I read both Manhattan Transfer and the USA trilogy in college and was frustrated by both. Because Dos Passos has so many overlapping characters, I had no sense of the arc of the books. Given the length of the USA trilogy, it felt like a lot of slogging! However, I could see the technique used effectively with a clear timeline. Perhaps ONE important day, like an election or 9/11 or even a birthday party. Or one week, etc. Whatever it is, be clear.
Thanks Melanie. I think, from what Sara said, that I’d most like to read Manhattan transfer. I like your analysis of what didn’t work for you, with the trilogy.
I remember a classmate saying (about the trilogy) that the book is basically guy goes to war, guy cheats on girl back home, guy returns with venereal disease, guy dies. As much as I couldn’t stand this classmate, I didn’t think she was too far off!
I must differ, Grab the Lapels. One of the last chapters, if not the last, in the USA trilogy, is about Mary, the typist. A surprisingly feminist take, especially for the times, and by a man, on everything that had gone before. USA is breathtaking, in so many ways, and nothing at all like that weird synopsis your classmate gave.
Thanks Sara … I hoped you would respond to that description. Perhaps that classmate was too young to see the politics behind the novel. Sometimes it takes experience of the world to see the author’s perspective and tone behind the words and story?
It’s been ages since I read the USA trilogy (about 15 years), so I will happily defer to you!

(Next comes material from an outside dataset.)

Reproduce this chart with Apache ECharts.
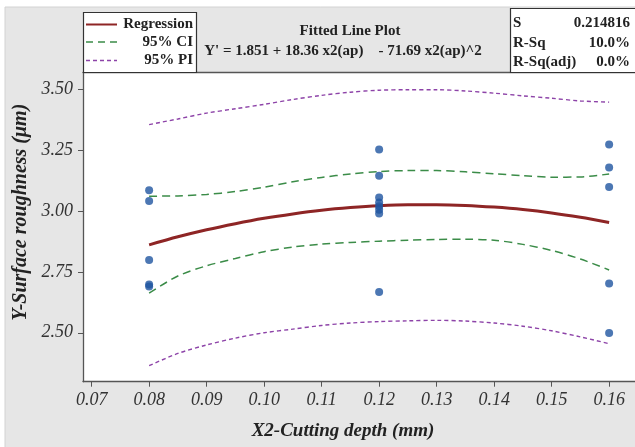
<!DOCTYPE html>
<html>
<head>
<meta charset="utf-8">
<script src="https://cdn.jsdelivr.net/npm/echarts@6/dist/echarts.min.js"></script>
<style>html,body{margin:0;padding:0;background:#fff}#c{width:635px;height:447px}</style>
</head>
<body>
<div id="c"></div>
<script>
// ---- data ----
const xTicks = [0.07, 0.08, 0.09, 0.10, 0.11, 0.12, 0.13, 0.14, 0.15, 0.16];
const yTicks = [2.50, 2.75, 3.00, 3.25, 3.50];

const obsX = [0.08, 0.08, 0.08, 0.08, 0.08,
              0.12, 0.12, 0.12, 0.12, 0.12, 0.12, 0.12, 0.12,
              0.16, 0.16, 0.16, 0.16, 0.16];
const obsY = [3.085, 3.041, 2.799, 2.698, 2.690,
              3.253, 3.145, 3.055, 3.035, 3.020, 3.005, 2.990, 2.667,
              3.273, 3.179, 3.099, 2.702, 2.499];

const fitX = [0.080, 0.085, 0.090, 0.095, 0.100, 0.105, 0.110, 0.115, 0.120,
              0.125, 0.130, 0.135, 0.140, 0.145, 0.150, 0.155, 0.160];
const regY = [2.861, 2.894, 2.923, 2.948, 2.970, 2.988, 3.003, 3.014, 3.022,
              3.026, 3.026, 3.023, 3.016, 3.006, 2.992, 2.974, 2.953];
const ciUp = [3.061, 3.062, 3.068, 3.080, 3.098, 3.120, 3.138, 3.152, 3.162,
              3.166, 3.166, 3.161, 3.153, 3.145, 3.139, 3.140, 3.152];
const ciLo = [2.663, 2.733, 2.775, 2.805, 2.833, 2.852, 2.864, 2.871, 2.876,
              2.880, 2.883, 2.884, 2.880, 2.863, 2.838, 2.803, 2.758];
const piUp = [3.355, 3.378, 3.402, 3.420, 3.438, 3.458, 3.475, 3.488, 3.496,
              3.498, 3.498, 3.493, 3.484, 3.473, 3.463, 3.452, 3.447];
const piLo = [2.365, 2.415, 2.450, 2.478, 2.500, 2.515, 2.530, 2.540, 2.546,
              2.549, 2.551, 2.548, 2.540, 2.527, 2.508, 2.483, 2.455];

const equation = "Y' = 1.851 + 18.36 x2(ap)    - 71.69 x2(ap)^2";
const stats = [["S", "0.214816"], ["R-Sq", "10.0%"], ["R-Sq(adj)", "0.0%"]];

// ---- styling ----
const SERIF = '"Liberation Serif", "DejaVu Serif", serif';
const RED = '#8e2525', GREEN = '#3b8c48', PURPLE = '#8d43a8', BLUE = '#1f55a0';
const AX = '#555';

const zip = (a, b) => a.map((v, i) => [v, b[i]]);

const chart = echarts.init(document.getElementById('c'), null, {renderer: 'canvas'});

const lineSeries = (name, ys, color, width, dash) => ({
  name, type: 'line', data: zip(fitX, ys), xAxisIndex: 0, yAxisIndex: 0,
  showSymbol: false, symbol: 'none', smooth: 0.3, silent: true,
  lineStyle: {color, width, type: dash}, z: 3
});

const legendItems = [
  ["Regression", RED, 2, 'solid'],
  ["95% CI", GREEN, 1.5, [7, 5]],
  ["95% PI", PURPLE, 1.5, [4, 3]]
];
const legendY = [24.5, 42, 60.5];
const statsY = [22.7, 42.7, 62.5];

const graphics = [
  {type: 'rect', shape: {x: 5, y: 7, width: 640, height: 450}, style: {fill: '#e6e6e6', stroke: '#d2d2d2', lineWidth: 1}, z: -10, silent: true},
  {type: 'rect', shape: {x: 83.5, y: 12.5, width: 113, height: 60}, style: {fill: '#fff', stroke: '#333', lineWidth: 1.2}, z: 5},
  {type: 'rect', shape: {x: 510.5, y: 8.5, width: 140, height: 64}, style: {fill: '#fff', stroke: '#333', lineWidth: 1.2}, z: 5},
  {type: 'text', x: 350, y: 31.5, style: {text: 'Fitted Line Plot', font: 'bold 15px ' + SERIF, fill: '#222', align: 'center', verticalAlign: 'middle'}, z: 6},
  {type: 'text', x: 343, y: 51, style: {text: equation, font: 'bold 15px ' + SERIF, fill: '#222', align: 'center', verticalAlign: 'middle'}, z: 6}
];
legendItems.forEach((it, i) => {
  const y = legendY[i];
  graphics.push({type: 'line', shape: {x1: 86, y1: y, x2: 117, y2: y}, style: {stroke: it[1], lineWidth: it[2], lineDash: it[3] === 'solid' ? null : it[3]}, z: 6});
  graphics.push({type: 'text', x: 193, y: y, style: {text: it[0], font: 'bold 15px ' + SERIF, fill: '#222', align: 'right', verticalAlign: 'middle'}, z: 6});
});
stats.forEach((s, i) => {
  const y = statsY[i];
  graphics.push({type: 'text', x: 513, y: y, style: {text: s[0], font: 'bold 15px ' + SERIF, fill: '#222', align: 'left', verticalAlign: 'middle'}, z: 6});
  graphics.push({type: 'text', x: 630, y: y, style: {text: s[1], font: 'bold 15px ' + SERIF, fill: '#222', align: 'right', verticalAlign: 'middle'}, z: 6});
});

chart.setOption({
  backgroundColor: '#fff',
  animation: false,
  grid: {left: 83, top: 72.7, right: 0, bottom: 65.3, show: true, backgroundColor: '#fff', borderWidth: 0, containLabel: false},
  xAxis: [{
    type: 'value', min: 0.0685, max: 0.1645, position: 'bottom',
    name: 'X2-Cutting depth (mm)', nameLocation: 'middle', nameGap: 40,
    nameTextStyle: {fontFamily: SERIF, fontSize: 19, fontWeight: 'bold', fontStyle: 'italic', color: '#222', padding: [0, 32, 0, 0]},
    axisLine: {show: true, onZero: false, lineStyle: {color: AX, width: 1.3}},
    axisTick: {show: true, inside: false, length: 5, customValues: xTicks, lineStyle: {color: AX}},
    axisLabel: {show: true, margin: 10, customValues: xTicks, formatter: v => v.toFixed(2),
      fontFamily: SERIF, fontSize: 18, fontStyle: 'italic', color: '#333'},
    splitLine: {show: false}
  }, {
    type: 'value', min: 0.0685, max: 0.1645, position: 'top',
    axisLine: {show: true, onZero: false, lineStyle: {color: AX, width: 1.3}},
    axisTick: {show: false}, axisLabel: {show: false}, splitLine: {show: false}
  }],
  yAxis: [{
    type: 'value', min: 2.299, max: 3.568,
    name: 'Y-Surface roughness (μm)', nameLocation: 'middle', nameGap: 46, nameRotate: 90,
    nameTextStyle: {fontFamily: SERIF, fontSize: 20, fontWeight: 'bold', fontStyle: 'italic', color: '#222', padding: [0, 0, 0, 30]},
    axisLine: {show: true, onZero: false, lineStyle: {color: AX, width: 1.3}},
    axisTick: {show: true, inside: false, length: 5, customValues: yTicks, lineStyle: {color: AX}},
    axisLabel: {show: true, margin: 10, customValues: yTicks, formatter: v => v.toFixed(2),
      fontFamily: SERIF, fontSize: 18, fontStyle: 'italic', color: '#333'},
    splitLine: {show: false}
  }],
  series: [
    lineSeries('95% PI', piUp, PURPLE, 1.4, [4, 3]),
    lineSeries('95% PI', piLo, PURPLE, 1.4, [4, 3]),
    lineSeries('95% CI', ciUp, GREEN, 1.5, [8, 5]),
    lineSeries('95% CI', ciLo, GREEN, 1.5, [8, 5]),
    lineSeries('Regression', regY, RED, 3, 'solid'),
    {name: 'Observed', type: 'scatter', data: zip(obsX, obsY), symbol: 'circle', symbolSize: 8,
     itemStyle: {color: BLUE}, z: 4, silent: true}
  ],
  graphic: graphics
});
</script>
</body>
</html>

Oh dear … it sounds though that from Sara Dowse’s point of view there was a political element to the personal story! We all read differently, eh?
I read too long ago to hold firm to my opinion! That was many school days ago 🙂
Not as many as Bill’s or mine methinks!
It’s university days since I read USA, though I still remember being mightily impressed. No good saying I wish I had time to read it again, though I probably should buy a copy just in case. No need to buy a copy of West Block, as it is already in my shelves of unread Australians. This post has persuaded me that I must have it read in time for AWW-Gen 4. That gives me 14 months.
Sounds good, Bill. Which reminds me, I’d love a reminder about Gen 3 Part 2. I’ve been thinking about it recently.
I’m unable NOT to comment that John Howard, the little weasel, changed Australia: not something to be proud of, but for the really, really worse. I remember this time, too – when we were not a nation of greedy entitleds, but neighbours.
I must listen to this, if this new publisher gets around to an audiobook release.
Let’s hope they do M-R … and I completely agree about the loss of vision for a kind nation.
It was a good launch yesterday for the re-issue of West Block. I hope that people who first read the book in the 1980s will return to it, and that many new readers will be attracted too.
I certainly will, Dorothy – and I’m going to suggest it to my reading group for next year. They may not take it up but we are Canberrans, and we are interested in politics.
Loved reading this round-up story of the histyory of West Block – thanks, Sue. Thrilled for you, Sara, that it’s being re-launched! a wonderful tribute. I will read my copy again – the third time!
in sisterhood Biff xx
If we surrendered to earth’s intelligence we could rise up rooted, like trees. – Rilke
Thanks Biff. It’s great that the republication of this book looks like it will encourage people to re-read it, as well as hopefully, draw out new readers. A good choice, I think, from For Pity Sake.
Great post: thank you! I’ve been living in Canberra since 1974. ‘West Block’ was a ‘must read’ for me when published and I look forward to rereading it. Now I am on the other side of 30 years of public sector employment …
Thanks Jennifer. We really should meet up one day, though now, with my Dad in aged care I am flat chat with keeping up with what I currently have on my plate! I came to Canberra in 1975 – and read this in the 80s (though I was living in the USA when it came out to it would have been after I returned in 1985.)